Your objective:
Count every line of the material that holds the string "seaborn". Respond with the total only.

Data section:

+ + + +

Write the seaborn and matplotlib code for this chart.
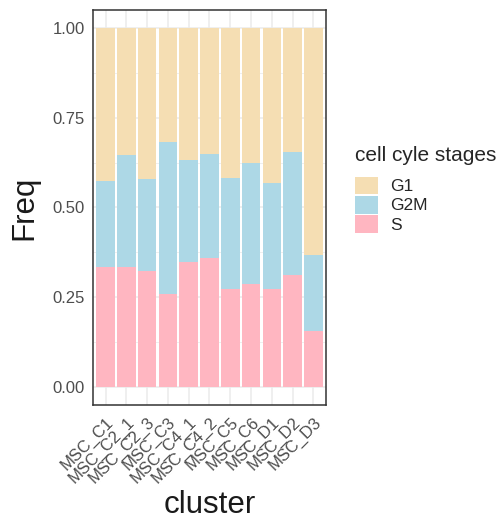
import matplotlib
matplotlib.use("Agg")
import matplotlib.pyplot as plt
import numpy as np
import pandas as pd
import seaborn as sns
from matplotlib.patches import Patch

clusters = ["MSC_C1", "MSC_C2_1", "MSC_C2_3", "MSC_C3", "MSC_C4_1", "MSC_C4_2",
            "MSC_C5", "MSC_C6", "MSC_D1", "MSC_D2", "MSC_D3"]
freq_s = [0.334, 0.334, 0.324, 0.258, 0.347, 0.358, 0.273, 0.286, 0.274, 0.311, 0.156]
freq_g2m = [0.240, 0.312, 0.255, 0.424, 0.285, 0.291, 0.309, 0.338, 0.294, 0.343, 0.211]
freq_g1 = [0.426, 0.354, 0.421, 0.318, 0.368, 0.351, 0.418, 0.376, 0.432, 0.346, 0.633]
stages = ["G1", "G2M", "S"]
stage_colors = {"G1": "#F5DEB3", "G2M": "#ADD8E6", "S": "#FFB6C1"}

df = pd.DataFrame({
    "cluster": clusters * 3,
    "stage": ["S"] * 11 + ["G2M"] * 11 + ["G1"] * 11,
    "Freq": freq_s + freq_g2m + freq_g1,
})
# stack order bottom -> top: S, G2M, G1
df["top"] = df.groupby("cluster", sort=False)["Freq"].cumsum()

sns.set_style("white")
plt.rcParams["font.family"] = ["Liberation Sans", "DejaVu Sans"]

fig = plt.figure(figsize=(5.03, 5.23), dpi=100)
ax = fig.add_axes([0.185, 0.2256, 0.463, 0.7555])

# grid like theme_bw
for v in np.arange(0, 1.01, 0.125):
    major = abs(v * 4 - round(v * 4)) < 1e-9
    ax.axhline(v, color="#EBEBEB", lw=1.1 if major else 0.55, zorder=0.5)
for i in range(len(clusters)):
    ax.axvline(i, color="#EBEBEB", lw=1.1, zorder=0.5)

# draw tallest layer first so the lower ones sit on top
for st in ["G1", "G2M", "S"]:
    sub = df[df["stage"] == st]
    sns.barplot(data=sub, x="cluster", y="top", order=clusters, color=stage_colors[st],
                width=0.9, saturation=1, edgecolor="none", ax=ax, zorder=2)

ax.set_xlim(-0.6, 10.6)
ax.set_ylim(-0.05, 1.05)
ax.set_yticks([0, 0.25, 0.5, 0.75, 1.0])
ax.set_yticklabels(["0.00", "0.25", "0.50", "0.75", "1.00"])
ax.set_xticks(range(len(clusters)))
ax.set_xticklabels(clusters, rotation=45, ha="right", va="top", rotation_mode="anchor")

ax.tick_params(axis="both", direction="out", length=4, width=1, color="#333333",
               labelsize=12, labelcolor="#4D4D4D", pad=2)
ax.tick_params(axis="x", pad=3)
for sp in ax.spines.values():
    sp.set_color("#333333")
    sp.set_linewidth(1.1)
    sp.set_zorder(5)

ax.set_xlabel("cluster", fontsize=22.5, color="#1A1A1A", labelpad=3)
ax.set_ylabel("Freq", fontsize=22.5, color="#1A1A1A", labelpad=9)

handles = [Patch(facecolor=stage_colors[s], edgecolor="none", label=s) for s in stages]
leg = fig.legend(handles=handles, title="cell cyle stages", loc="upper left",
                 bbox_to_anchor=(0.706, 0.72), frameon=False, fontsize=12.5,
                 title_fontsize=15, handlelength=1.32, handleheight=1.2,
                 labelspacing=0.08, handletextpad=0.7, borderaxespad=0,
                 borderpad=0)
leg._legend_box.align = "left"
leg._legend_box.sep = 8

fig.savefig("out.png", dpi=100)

+ + + +

Problem solution:
2